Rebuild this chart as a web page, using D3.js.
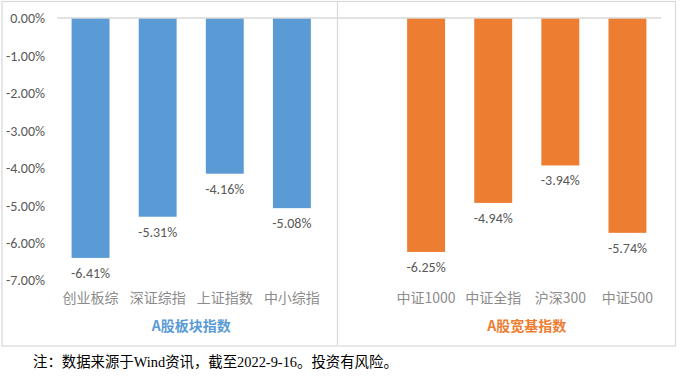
<!DOCTYPE html>
<html><head><meta charset="utf-8">
<script src="https://cdn.jsdelivr.net/npm/d3@7"></script>
<style>
body{margin:0;background:#fff;}
svg{display:block;}
</style></head><body>
<svg id="c" width="680" height="377"></svg>
<script>
const categories = ["创业板综","深证综指","上证指数","中小综指","","中证1000","中证全指","沪深300","中证500"];
const values = [-6.41,-5.31,-4.16,-5.08,null,-6.25,-4.94,-3.94,-5.74];
const groupOf = [0,0,0,0,null,1,1,1,1];
const groups = ["A股板块指数","A股宽基指数"];
const groupColors = ["#5B9BD5","#ED7D31"];
const yTicks = [0,-1,-2,-3,-4,-5,-6,-7];
const footnote = "注：数据来源于Wind资讯，截至2022-9-16。投资有风险。";

(function(){
const svg = d3.select("#c");
const pl=57,pr=661,pt=18,pb=280;
const loc = d3.formatLocale({decimal:".",thousands:",",grouping:[3],currency:["",""],minus:"-"});
const pct = v => loc.format(".2f")(v)+"%";
const x = d3.scaleBand().domain(d3.range(categories.length)).range([pl,pr]).paddingInner(0.435).paddingOuter(0.2175);
const y = d3.scaleLinear().domain([0,-7]).range([pt,pb]);

svg.append("rect").attr("x",2).attr("y",1.5).attr("width",673.5).attr("height",344.5)
  .attr("fill","none").attr("stroke","#d9d9d9").attr("stroke-width",1.2);

const yAxis = d3.axisLeft(y).tickValues(yTicks).tickSize(0).tickPadding(0).tickFormat(pct);
const ga = svg.append("g").attr("transform",`translate(${45},0)`).call(yAxis);
ga.select(".domain").remove();
ga.selectAll("text").attr("fill","#595959").style("font-family","Carlito,'Liberation Sans',sans-serif").style("font-size","14px").attr("dy","0.35em");

const pts = values.map((v,i)=>({v,i})).filter(d=>d.v!==null);
svg.append("g").selectAll("rect").data(pts)
  .join("rect")
  .attr("x",d=>x(d.i)).attr("width",x.bandwidth())
  .attr("y",y(0)).attr("height",d=>y(d.v)-y(0))
  .attr("fill",d=>groupColors[groupOf[d.i]]);

svg.append("line").attr("x1",pl).attr("x2",pr).attr("y1",y(0)).attr("y2",y(0))
  .attr("stroke","#d9d9d9").attr("stroke-width",1.5);

svg.append("line").attr("x1",337.5).attr("x2",337.5).attr("y1",2).attr("y2",345)
  .attr("stroke","#d9d9d9").attr("stroke-width",1.2);

svg.append("g").selectAll("text").data(pts)
  .join("text")
  .attr("x",d=>x(d.i)+x.bandwidth()/2).attr("y",d=>y(d.v)+20)
  .attr("text-anchor","middle").attr("fill","#595959")
  .style("font-family","Carlito,'Liberation Sans',sans-serif").style("font-size","14px")
  .text(d=>pct(d.v));

svg.append("g").selectAll("text").data(categories.map((c,i)=>({c,i})).filter(d=>d.c))
  .join("text")
  .attr("x",d=>x(d.i)+x.bandwidth()/2).attr("y",303)
  .attr("text-anchor","middle").attr("fill","#8c8c8c")
  .style("font-family","'Noto Sans CJK SC',sans-serif").style("font-size","14px")
  .text(d=>d.c);

const gcenters = groups.map((g,gi)=>{
  const idx = groupOf.map((v,i)=>v===gi?i:-1).filter(i=>i>=0);
  return d3.mean(idx,i=>x(i)+x.bandwidth()/2);
});
svg.append("g").selectAll("text").data(groups)
  .join("text")
  .attr("x",(d,i)=>gcenters[i]).attr("y",330.5)
  .attr("text-anchor","middle").attr("fill",(d,i)=>groupColors[i])
  .style("font-family","'Noto Sans CJK SC',sans-serif").style("font-size","14px").style("font-weight","bold")
  .text(d=>d);

svg.append("text").attr("x",33).attr("y",367).attr("fill","#000")
  .style("font-family","'Liberation Serif','Noto Sans CJK SC',serif").style("font-size","14.4px")
  .text(footnote);
})();
</script>
</body></html>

= PROBLEM DETAILS =
Every line of text is to be repeated exactly; pictures are left out.

= RESPONSE =
Rebuild this chart as a web page, using D3.js.
<!DOCTYPE html>
<html><head><meta charset="utf-8">
<script src="https://cdn.jsdelivr.net/npm/d3@7"></script>
<style>
body{margin:0;background:#fff;}
svg{display:block;}
</style></head><body>
<svg id="c" width="680" height="377"></svg>
<script>
const categories = ["创业板综","深证综指","上证指数","中小综指","","中证1000","中证全指","沪深300","中证500"];
const values = [-6.41,-5.31,-4.16,-5.08,null,-6.25,-4.94,-3.94,-5.74];
const groupOf = [0,0,0,0,null,1,1,1,1];
const groups = ["A股板块指数","A股宽基指数"];
const groupColors = ["#5B9BD5","#ED7D31"];
const yTicks = [0,-1,-2,-3,-4,-5,-6,-7];
const footnote = "注：数据来源于Wind资讯，截至2022-9-16。投资有风险。";

(function(){
const svg = d3.select("#c");
const pl=57,pr=661,pt=18,pb=280;
const loc = d3.formatLocale({decimal:".",thousands:",",grouping:[3],currency:["",""],minus:"-"});
const pct = v => loc.format(".2f")(v)+"%";
const x = d3.scaleBand().domain(d3.range(categories.length)).range([pl,pr]).paddingInner(0.435).paddingOuter(0.2175);
const y = d3.scaleLinear().domain([0,-7]).range([pt,pb]);

svg.append("rect").attr("x",2).attr("y",1.5).attr("width",673.5).attr("height",344.5)
  .attr("fill","none").attr("stroke","#d9d9d9").attr("stroke-width",1.2);

const yAxis = d3.axisLeft(y).tickValues(yTicks).tickSize(0).tickPadding(0).tickFormat(pct);
const ga = svg.append("g").attr("transform",`translate(${45},0)`).call(yAxis);
ga.select(".domain").remove();
ga.selectAll("text").attr("fill","#595959").style("font-family","Carlito,'Liberation Sans',sans-serif").style("font-size","14px").attr("dy","0.35em");

const pts = values.map((v,i)=>({v,i})).filter(d=>d.v!==null);
svg.append("g").selectAll("rect").data(pts)
  .join("rect")
  .attr("x",d=>x(d.i)).attr("width",x.bandwidth())
  .attr("y",y(0)).attr("height",d=>y(d.v)-y(0))
  .attr("fill",d=>groupColors[groupOf[d.i]]);

svg.append("line").attr("x1",pl).attr("x2",pr).attr("y1",y(0)).attr("y2",y(0))
  .attr("stroke","#d9d9d9").attr("stroke-width",1.5);

svg.append("line").attr("x1",337.5).attr("x2",337.5).attr("y1",2).attr("y2",345)
  .attr("stroke","#d9d9d9").attr("stroke-width",1.2);

svg.append("g").selectAll("text").data(pts)
  .join("text")
  .attr("x",d=>x(d.i)+x.bandwidth()/2).attr("y",d=>y(d.v)+20)
  .attr("text-anchor","middle").attr("fill","#595959")
  .style("font-family","Carlito,'Liberation Sans',sans-serif").style("font-size","14px")
  .text(d=>pct(d.v));

svg.append("g").selectAll("text").data(categories.map((c,i)=>({c,i})).filter(d=>d.c))
  .join("text")
  .attr("x",d=>x(d.i)+x.bandwidth()/2).attr("y",303)
  .attr("text-anchor","middle").attr("fill","#8c8c8c")
  .style("font-family","'Noto Sans CJK SC',sans-serif").style("font-size","14px")
  .text(d=>d.c);

const gcenters = groups.map((g,gi)=>{
  const idx = groupOf.map((v,i)=>v===gi?i:-1).filter(i=>i>=0);
  return d3.mean(idx,i=>x(i)+x.bandwidth()/2);
});
svg.append("g").selectAll("text").data(groups)
  .join("text")
  .attr("x",(d,i)=>gcenters[i]).attr("y",330.5)
  .attr("text-anchor","middle").attr("fill",(d,i)=>groupColors[i])
  .style("font-family","'Noto Sans CJK SC',sans-serif").style("font-size","14px").style("font-weight","bold")
  .text(d=>d);

svg.append("text").attr("x",33).attr("y",367).attr("fill","#000")
  .style("font-family","'Liberation Serif','Noto Sans CJK SC',serif").style("font-size","14.4px")
  .text(footnote);
})();
</script>
</body></html>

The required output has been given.